My regular readers are marvelous people. Though I rarely respond to comments, your feedback is a privilege. Whenever my writings overflow my Bubble and reach a mass audience, however, the feedback tends to be hysterical and childish. The modal comment ignores all my arguments in favor of a cheap ad hominem: “You’re funded by the Koch brothers!”
There’s a double insinuation.
The first is obvious: No one could sincerely hold my beliefs.
The second is subtler: My willingness to say things is highly price-elastic.
I can’t help but find the first insinuation insulting. On reflection, however, the second insinuation is barely about me. After all, Conflict of Interest (COI) rules permeate academia, and their core assumption is precisely that humans in general are easily bought.
You could object, “COI rules don’t deny the integrity of the average person. They exist to cover our bases. Even if only a small minority of people are corruptible, we hate corruption so much that we go to great lengths to eliminate it.”
A nice argument, but it contradicts some obvious facts. Namely: There are two mighty non-financial factors that corrupt human judgment, yet COI almost totally ignores them.
Ideology is the most obvious. One of the dirty little secrets of academia is that if you know a social scientist’s political learnings, you can predict what his research will “find” with 90%+ accuracy. Sure, the details of the research can be slightly contrarian. But no matter what facts he discovers, the typical leftist academic will never write, “Affirmative action is stupid and we should just embrace color-blindness.” Believing is seeing; if your fundamental philosophy tells you that white racism is the worst thing in the world, even a trace level of white racism warrants a full-blown crusade.
Friendship is the other undeniable factor of corruption. Politics aside, everyone is invested in their own past research findings. If your research tells your friends what they want to hear, you’ll stay friends. Otherwise, your publications put your friendships at risk. The words, “If you publish the wrong conclusions, we’re not friends anymore” need never be spoken. In fact, when someone goes out of his way to reassure you that, “Whatever your research finds, we’ll still be friends,” you should still be worried. Maybe even more worried! And once you’re worried, the natural human tendency is to shade the truth — or twist it beyond recognition.
Under current COI rules, researchers are, at minimum, expected to disclose relevant funding sources. But it would make at least as much sense to require researchers to disclose their ideology, plus a list of their closest colleagues.
In fact, mandatory disclosure of ideology and friendships would make a lot more sense than the status quo. Why? At least outside of STEM, ideology is plainly a far stronger predictor of research conclusions. And even within STEM, friendship probably matters a lot more for your career success than funding per se. If successful colleagues personally like you, you really don’t need your own funding, because the people in charge want you on their research teams.

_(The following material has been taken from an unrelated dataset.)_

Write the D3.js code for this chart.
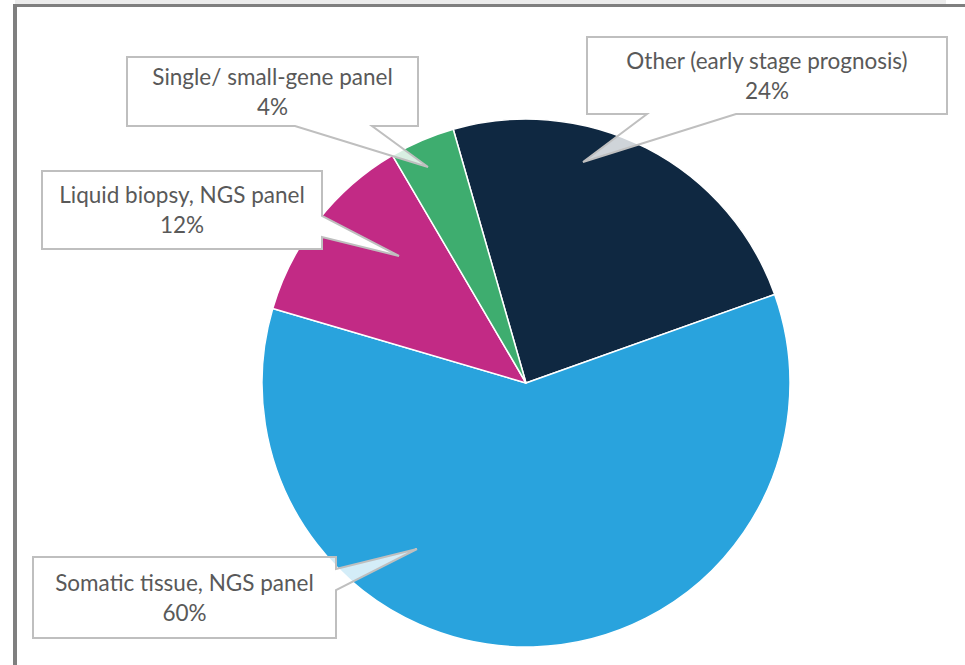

Why do COI rules focus on one relatively minor factor of corruption? Because we’ve “discovered” the “leading cause” of corruption in a totally corrupt way. Instead of calmly measuring the factors that bias human judgment, rule-makers used their simple-minded ideology to “learn” that money is the root of all evil. Blaming social problems on “greed” just sounds a lot better than blaming social problems on “fanaticism” or “cronyism“ — even when the relevant social problem is “the corruption of expert judgment.” COI rules comes from a Fantasyland where evil fatcats habitually bribe your intellectual opponents to feign disagreement with the undeniable truths for which you stand.

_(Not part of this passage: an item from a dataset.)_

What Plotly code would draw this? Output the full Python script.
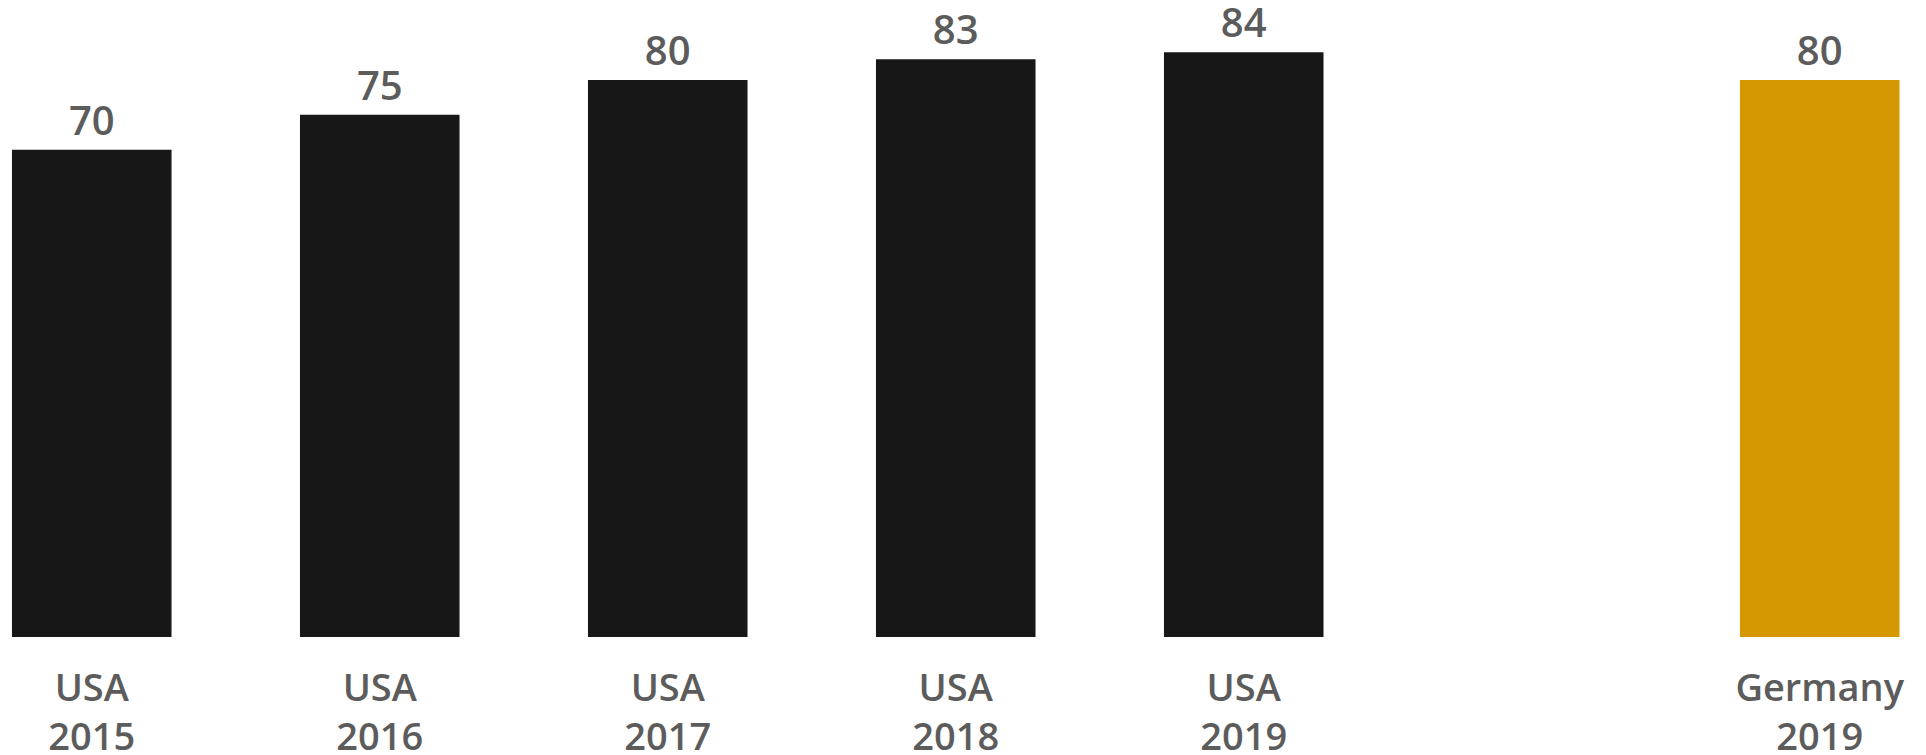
import plotly.graph_objects as go

categories = ["USA<br>2015", "USA<br>2016", "USA<br>2017", "USA<br>2018", "USA<br>2019", " ", "Germany<br>2019"]
values = [70, 75, 80, 83, 84, None, 80]
colors = ["#171717", "#171717", "#171717", "#171717", "#171717", "#171717", "#d59800"]
value_labels = ["70", "75", "80", "83", "84", "", "80"]

FONT = "Open Sans"
GREY = "#5c5c5c"

fig = go.Figure(go.Bar(
    x=categories,
    y=values,
    marker=dict(color=colors, line=dict(width=0)),
    text=value_labels,
    textposition="outside",
    textfont=dict(family=FONT, size=40, color=GREY, weight=600),
    cliponaxis=False,
    hoverinfo="skip",
))

fig.update_layout(
    width=1926, height=755,
    margin=dict(l=0, r=0, t=0, b=118),
    paper_bgcolor="white", plot_bgcolor="white",
    bargap=0.446,
    showlegend=False,
    xaxis=dict(
        type="category",
        categoryorder="array", categoryarray=categories,
        range=[-0.3186, 6.369],
        automargin=False,
        showgrid=False, zeroline=False, showline=False,
        ticks="outside", ticklen=17, tickcolor="rgba(0,0,0,0)",
        tickfont=dict(family=FONT, size=38, color=GREY, weight=600),
    ),
    yaxis=dict(
        range=[0, 91.5],
        visible=False,
        automargin=False,
    ),
)

fig.write_html("out.html")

To be fair, plenty of free-market economists casually believe that the typical statist social scientist has been corrupted by government funding. This, too, is almost all wrong. The truth is that if all government funding of social science ended tomorrow, researchers’ ideology would barely change. Bias is endemic, but the bias comes from within.
When I was teaching, I always clearly told the students my ideological bias on the first day of class and reminded them again whenever we got into normative discussions.
I'm surprised you, as an economist, wouldn't assume the rules merely convey the message that the benefits of financial disclosure are worth the costs while other kind of disclosure isn't.
Rules benefit from being bright lines and it's much easier to create those lines for financial disclosure. And there are a few donors -- particularly the DEA (at least in the 90s) -- whose grants really do seem to virtually guarantee a certain slant to the research. So there is benefit and not too much cost.
Regarding ideology, that's effectively disclosed via an academic's papers, speaking engagements and online presence while an effective rule for disclosure would be just an excuse for motivated attacks for non-disclosure (I think they're a socialist but they didn't say so). And even if you did get ideological disclosure what you really want to know is what their ideology was before studying these issues and that's even harder to identify on a form but easier to see in a publication record.
If you want to convince us that ideology would make sense to report give us a proposed rule for it. And how about a rule for reporting friends? Won't such a rule essentially chill any friendships across ideology if they might get printed?